Long-range Corrected Density Functional Theory Including a Two-Gaussian Hartree-Fock Operator for High Accuracy Core-excitation Energy Calculations of Both the Second- and Third-Row Atoms (LC2gau-core-BOP)

In the previous work, LCgau-core-BOP, which includes the short-range interelectronic Gaussian attenuating Hartree-Fock (HF) exchange to the long-range HF exchange, showed high accuracy core-excitation energies from 1s orbitals of the second-row atoms (1s -> pi*, 1s -> sigma*, 1s -> n*, and 1s -> Rydberg), but underestimates the core-excitation energies from 1s orbitals of the third-row atoms.
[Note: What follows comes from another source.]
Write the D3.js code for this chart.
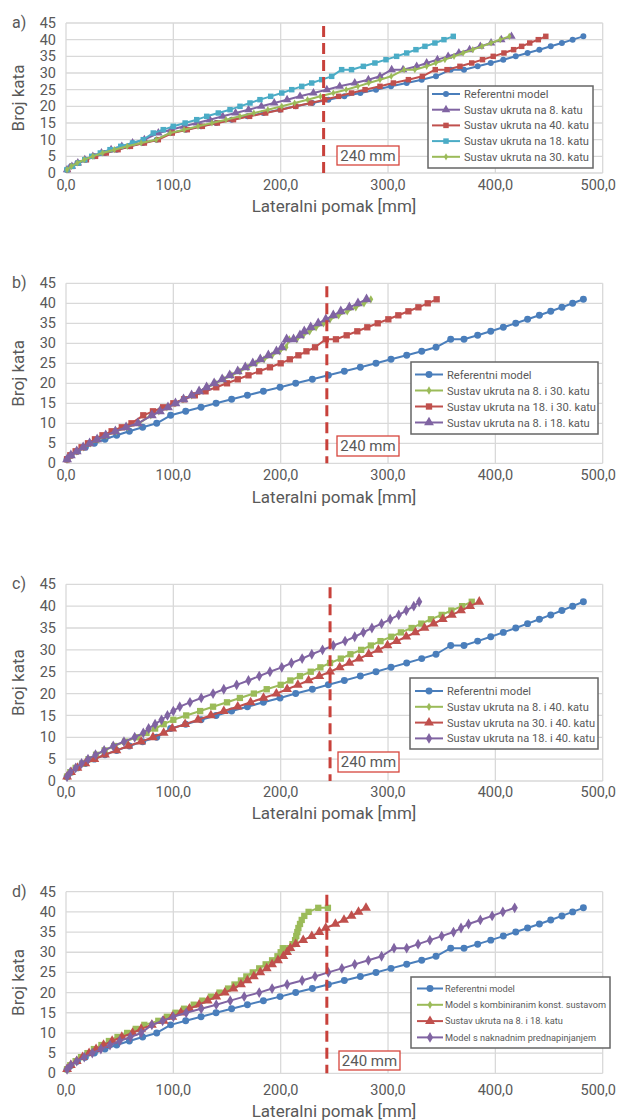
<!DOCTYPE html>
<html>
<head>
<meta charset="utf-8">
<script src="https://cdn.jsdelivr.net/npm/d3@7"></script>
<style>
  body { margin: 0; background: #fff; }
  svg text { font-family: Roboto, "Open Sans", sans-serif; fill: #595959; }
</style>
</head>
<body>
<svg id="chart" width="618" height="1120"></svg>
<script>
// ---- data (floor number vs lateral displacement in mm) ----
var xTicks = [0, 100, 200, 300, 400, 500];
var yTicks = [0, 5, 10, 15, 20, 25, 30, 35, 40, 45];

// floor lists
var floorsRef = [1,2,3,4,5,6,7,8,9,10,12,13,14,15,16,17,18,19,20,21,22,23,24,25,26,27,28,29,31,31,32,33,34,35,36,37,38,39,40,41];
var floorsAll = [1,2,3,4,5,6,7,8,9,10,11,12,13,14,15,16,17,18,19,20,21,22,23,24,25,26,27,28,29,30,31,32,33,34,35,36,37,38,39,40,41];
var floorsComb = [1,2,3,4,5,6,7,8,9,10,11,12,13,14,15,16,17,18,19,20,21,22,23,24,25,26,27,28,29,30,31,31,32,33,34,35,36,37,38,39,40,41,41];

// reference model (same in all panels)
var refX = [1,4.7,10.6,18,26.4,36.3,47.2,59,71.4,84.5, 97.5,111.5,125.8,139.8,154.3,169,183.9,199.4,214,229.5,244.4,259.3,274.2,288.8,302.8,317.4,331.4,344.7, 358.4,370.8, 383.5,395.7,407.4,419,430,441,451.6,462,472,482];

// panel a
var aPurpleX = [1,5.5,11,17.5,25,33,42,52,62,73, 86,98,110,122,134,146,158,170,182,194,206,218,230.5,243,255,269,281.7,292.5, 303.4,314, 326.7,336,346,356,366,376,386,396,405.5,415];
var aRedX = [1.5,5.5,11.5,19,27.5,37.5,48.5,60,73,86, 99,113,127,141,156,171,186,200,214,228,241,254,266,278.6,292.5,305,319,332, 344,355, 367,378,388,398,408,417,424.5,432,440,447];
var aCyanX = [1,6,11.5,17.5,24,32,41,51,62,72, 81.3,90.6,99.9,111,121.8,131.1,141.9,152.8,162.1,171.4,180.7,190.7,201,210.3,219.6,228.9,238.2,247.5, 256.8,266, 277,287.8,298.1,308,317.4,326,334.4,343.7,352.1,360.8];
var aGreenX = [1,5,10.5,17,25,34,45,57,70,84, 97,110,123,136,149,162,175,188,201,213,225,237,249,261,272,282,292.5,303, 315,325, 336,344.5,353,361.5,370,379,387.5,396,404.5,413];

// panel b
var bGreenX = [1,4.5,10,16.5,23,30,38,47,57,68, 79,86.5,94,101.5,109,117,124.5,132,139.5,147,154.5,162,169.5,177,184.5,192,199,205, 208,215, 221,227,233,240,246,254,262,270,277.6,284];
var bRedX = [1,4,9,14.5,20.5,27,34,42.5,52,61, 72,81,90.5,100,110,120,130,140,150,160,170,180,190,200,208.5,216.5,224,232, 242,251.5, 261.5,271.4,280.7,290.4,300.3,309.6,319,328.3,337,345.3];
var bPurpleX = [1,4.5,10,16,22,29,37,46,56,67, 80,87.5,95,102,109.5,117,124,131,138,145.5,152.5,160,167,174,181,188.5,196,201, 205.5,212, 218,222,228,235,242,249,256,264,272,280];

// panel c
var cGreenX = [1,4,9,15,21,28,36,45,55,66,75,83,91, 100,112,125,137,150,162,175,187,200, 209,218,228,237,246,256,265,275,284,293,303,312,322,331,340,350,359,369,378];
var cRedX = [1,4.7,10.6,18,26.4,36.3,47,58,70,81,91, 99,111,123,135,147,160,172,184,196,206,216,226,236,246,255,264,273,282,291,299.5,308,317,325.5,334,342.5,351,359.5,368,376.5,385];
var cPurpleX = [1,4,9,14.5,20.5,27.5,35.5,44,54,64,72, 77,83,89,94.5,100,106,115.5,126,137,147, 159,170,180,190,201,210,220,229,239,249, 260,269,277,285,294,302,310,317,324,329];

// panel d
var dGreenX = [1,4,9,14,20,26,33,40,48,57, 65,73,86,94,102,110,119,127,135,143, 151,157,163,168,174,180,186,192,197,200, 202,208,211,213.4,214.5,215.5,216.5,218,219.6,222,226,235,244];
var dRedX = [1,4.5,10,15.5,21.5,28,35,43,52,62, 70,80,91,99,107,115,124,132,140,148, 156,163,169,175,181,187,192,197.5,202.5,206, 209,214,221,229,236,242,251,259,266,272.5,279.5];
var dPurpleX = [1,4.5,10,17,24.5,32.5,41,50,60,70, 80,90,100,112,126,140,153,166,180,192,206,220,232,244.4,257,269,281.7,294, 305.6,317.4, 328,339,350,361,368,375,386,397,407,418];

var limitValue = "240 mm";
var limitX = [240, 243, 246, 243];

var colBlue = "#4a7ebb", colRed = "#c0504d", colGreen = "#9bbb59", colPurple = "#8064a2", colCyan = "#4bacc6";

var panels = [
  { letter: "a)", top: 23, bottom: 173, tickY: 190, titleY: 212, mk: 0.75,
    box: {x: 337, y: 146, w: 62, h: 19},
    legend: {x: 428, y: 86, w: 165, h: 82, row0: 94, step: 15.7, l0: 432, l1: 460, tx: 464, fs: 11.5, width: 125},
    series: [
      {name: "Referentni model", f: floorsRef, x: refX, c: colBlue, s: "circle"},
      {name: "Sustav ukruta na 8. katu", f: floorsRef, x: aPurpleX, c: colPurple, s: "triangle"},
      {name: "Sustav ukruta na 40. katu", f: floorsRef, x: aRedX, c: colRed, s: "square"},
      {name: "Sustav ukruta na 18. katu", f: floorsRef, x: aCyanX, c: colCyan, s: "square"},
      {name: "Sustav ukruta na 30. katu", f: floorsRef, x: aGreenX, c: colGreen, s: "smalldiamond"}
    ]},
  { letter: "b)", top: 283.3, bottom: 463.3, tickY: 480, titleY: 503, mk: 1,
    box: {x: 337, y: 436, w: 62, h: 20},
    legend: {x: 411, y: 362, w: 187, h: 72, row0: 374.5, step: 16, l0: 415, l1: 443, tx: 447, fs: 11.5, width: 149},
    series: [
      {name: "Referentni model", f: floorsRef, x: refX, c: colBlue, s: "circle"},
      {name: "Sustav ukruta na 8. i 30. katu", f: floorsRef, x: bGreenX, c: colGreen, s: "smalldiamond"},
      {name: "Sustav ukruta na 18. i 30. katu", f: floorsRef, x: bRedX, c: colRed, s: "square"},
      {name: "Sustav ukruta na 8. i 18. katu", f: floorsRef, x: bPurpleX, c: colPurple, s: "triangle"}
    ]},
  { letter: "c)", top: 584.3, bottom: 781, tickY: 797, titleY: 819, mk: 1,
    box: {x: 338, y: 752, w: 61, h: 20},
    legend: {x: 410, y: 678, w: 188, h: 71, row0: 691, step: 15.8, l0: 415, l1: 443, tx: 447, fs: 11.5, width: 148},
    series: [
      {name: "Referentni model", f: floorsRef, x: refX, c: colBlue, s: "circle"},
      {name: "Sustav ukruta na 8. i 40. katu", f: floorsAll, x: cGreenX, c: colGreen, s: "square", ls: "smalldiamond"},
      {name: "Sustav ukruta na 30. i 40. katu", f: floorsAll, x: cRedX, c: colRed, s: "triangle"},
      {name: "Sustav ukruta na 18. i 40. katu", f: floorsAll, x: cPurpleX, c: colPurple, s: "diamond"}
    ]},
  { letter: "d)", top: 891.7, bottom: 1073.3, tickY: 1095, titleY: 1117, mk: 1,
    box: {x: 339, y: 1051, w: 61, h: 19},
    legend: {x: 411, y: 977, w: 199, h: 71, row0: 988.5, step: 16.3, l0: 417, l1: 443, tx: 445, fs: 9.6, width: 161},
    series: [
      {name: "Referentni model", f: floorsRef, x: refX, c: colBlue, s: "circle"},
      {name: "Model s kombiniranim konst. sustavom", f: floorsComb, x: dGreenX, c: colGreen, s: "square", ls: "smalldiamond"},
      {name: "Sustav ukruta na 8. i 18. katu", f: floorsAll, x: dRedX, c: colRed, s: "triangle"},
      {name: "Model s naknadnim prednapinjanjem", f: floorsRef, x: dPurpleX, c: colPurple, s: "diamond"}
    ]}
];

var symbolTypes = {
  circle: [d3.symbolCircle, 38],
  square: [d3.symbolSquare, 40],
  triangle: [d3.symbolTriangle, 42],
  diamond: [d3.symbolDiamond, 34],
  smalldiamond: [d3.symbolDiamond, 20]
};

var svg = d3.select("#chart");
var x = d3.scaleLinear().domain([0, 500]).range([66, 602.7]);
var fmt = function(v) { return d3.format(".1f")(v).replace(".", ","); };

function symbolPath(s, k) {
  var t = symbolTypes[s];
  return d3.symbol().type(t[0]).size(t[1] * k)();
}

panels.forEach(function(p, pi) {
  var y = d3.scaleLinear().domain([0, 45]).range([p.bottom, p.top]);
  var g = svg.append("g");

  // grid
  g.selectAll(".vg").data(xTicks).enter().append("line")
    .attr("x1", d => x(d)).attr("x2", d => x(d))
    .attr("y1", p.top).attr("y2", p.bottom)
    .attr("stroke", "#d9d9d9").attr("stroke-width", 1.3);
  g.selectAll(".hg").data(yTicks).enter().append("line")
    .attr("x1", x(0)).attr("x2", x(500))
    .attr("y1", d => y(d)).attr("y2", d => y(d))
    .attr("stroke", "#d9d9d9").attr("stroke-width", 1.3);

  // tick labels
  g.selectAll(".yt").data(yTicks).enter().append("text")
    .attr("x", 56).attr("y", d => y(d)).attr("dy", "0.35em")
    .attr("text-anchor", "end").attr("font-size", 14.5).text(d => d);
  g.selectAll(".xt").data(xTicks).enter().append("text")
    .attr("x", d => x(d)).attr("y", p.tickY)
    .attr("text-anchor", "middle").attr("font-size", 14.5).text(fmt)
    .each(function() {
      // keep the last label inside the page
      var bb = this.getBBox();
      if (bb.x + bb.width > 616) d3.select(this).attr("x", 616 - bb.width / 2);
    });

  // titles
  g.append("text").attr("x", 334).attr("y", p.titleY)
    .attr("text-anchor", "middle").attr("font-size", 17).text("Lateralni pomak [mm]");
  g.append("text")
    .attr("transform", "translate(24," + ((p.top + p.bottom) / 2) + ") rotate(-90)")
    .attr("text-anchor", "middle").attr("font-size", 17).text("Broj kata");
  g.append("text").attr("x", 12).attr("y", p.top + 5)
    .attr("font-size", 16).text(p.letter);

  // series
  p.series.forEach(function(s) {
    var pts = s.x.map(function(v, i) { return [v, s.f[i]]; });
    var line = d3.line().x(d => x(d[0])).y(d => y(d[1]));
    g.append("path").datum(pts)
      .attr("fill", "none").attr("stroke", s.c).attr("stroke-width", 2)
      .attr("stroke-linejoin", "round").attr("d", line);
    g.selectAll(null).data(pts).enter().append("path")
      .attr("transform", d => "translate(" + x(d[0]) + "," + y(d[1]) + ")")
      .attr("d", symbolPath(s.s, p.mk)).attr("fill", s.c);
  });

  // 240 mm limit
  g.append("line")
    .attr("x1", x(limitX[pi])).attr("x2", x(limitX[pi]))
    .attr("y1", p.top + 3).attr("y2", p.bottom)
    .attr("stroke", "#c8413b").attr("stroke-width", 3)
    .attr("stroke-dasharray", "11,6");
  g.append("rect").attr("x", p.box.x).attr("y", p.box.y)
    .attr("width", p.box.w).attr("height", p.box.h)
    .attr("fill", "#fff").attr("stroke", "#d6453d").attr("stroke-width", 1.3);
  g.append("text").attr("x", p.box.x + p.box.w / 2).attr("y", p.box.y + p.box.h / 2)
    .attr("dy", "0.35em").attr("text-anchor", "middle").attr("font-size", 15)
    .text(limitValue);

  // legend
  var L = p.legend;
  g.append("rect").attr("x", L.x).attr("y", L.y).attr("width", L.w).attr("height", L.h)
    .attr("fill", "#fff").attr("stroke", "#666").attr("stroke-width", 1.5);
  p.series.forEach(function(s, i) {
    var ry = L.row0 + i * L.step;
    g.append("line").attr("x1", L.l0).attr("x2", L.l1).attr("y1", ry).attr("y2", ry)
      .attr("stroke", s.c).attr("stroke-width", 2);
    g.append("path").attr("transform", "translate(" + ((L.l0 + L.l1) / 2) + "," + ry + ")")
      .attr("d", symbolPath(s.ls || s.s, p.mk)).attr("fill", s.c);
    var t = g.append("text").attr("x", L.tx).attr("y", ry).attr("dy", "0.35em")
      .attr("font-size", L.fs).text(s.name);
    t.attr("data-w", t.node().getComputedTextLength());
  });
  // squeeze legend labels so the longest one matches the box width
  var texts = g.selectAll("text[data-w]");
  var maxW = d3.max(texts.nodes(), n => +n.getAttribute("data-w"));
  var ratio = Math.min(1, L.width / maxW);
  if (ratio < 1) {
    texts.each(function() {
      var w = +this.getAttribute("data-w");
      d3.select(this).attr("textLength", w * ratio).attr("lengthAdjust", "spacingAndGlyphs");
    });
  }
});
</script>
</body>
</html>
To improve this, we added one more Gaussian attenuating HF exchange to LCgau-core-BOP. We named it LC2gau-core-BOP, which achieves a mean absolute error (MAE) of 0.6 and 0.3 eV for core excitation energies of the second- and third-row atoms of the tested small molecules, respectively. We found that the inclusion of the short-range interelectronic HF exchange at a distance ranging from 0.2 to 0.6 a.u. contributes to the increase of performances on 1s orbital energy calculations of the second-row atoms, while the inclusion of more short-range interelectronic HF exchange at a distance ranging from 0 to 0.2 a.u. does to the increase of performance on 1s orbital energy calculations of the third-row atoms. It is notable that all of these improvements were accomplished using flexible Gaussian attenuating HF exchange inclusion. LC2gau-core-BOP shows deviations of less than 0.8 eV from experimental values for all of the core-excitation energies of the tested medium-size molecules consisting of thymine, oxazole, glycine, and dibenzothiophene sulfone. Moreover, by optimizing one parameter of the OP correlation functional, LC2gau-core-BOP provides atomization energies over the G3 test set with an accuracy comparable to that of B3LYP.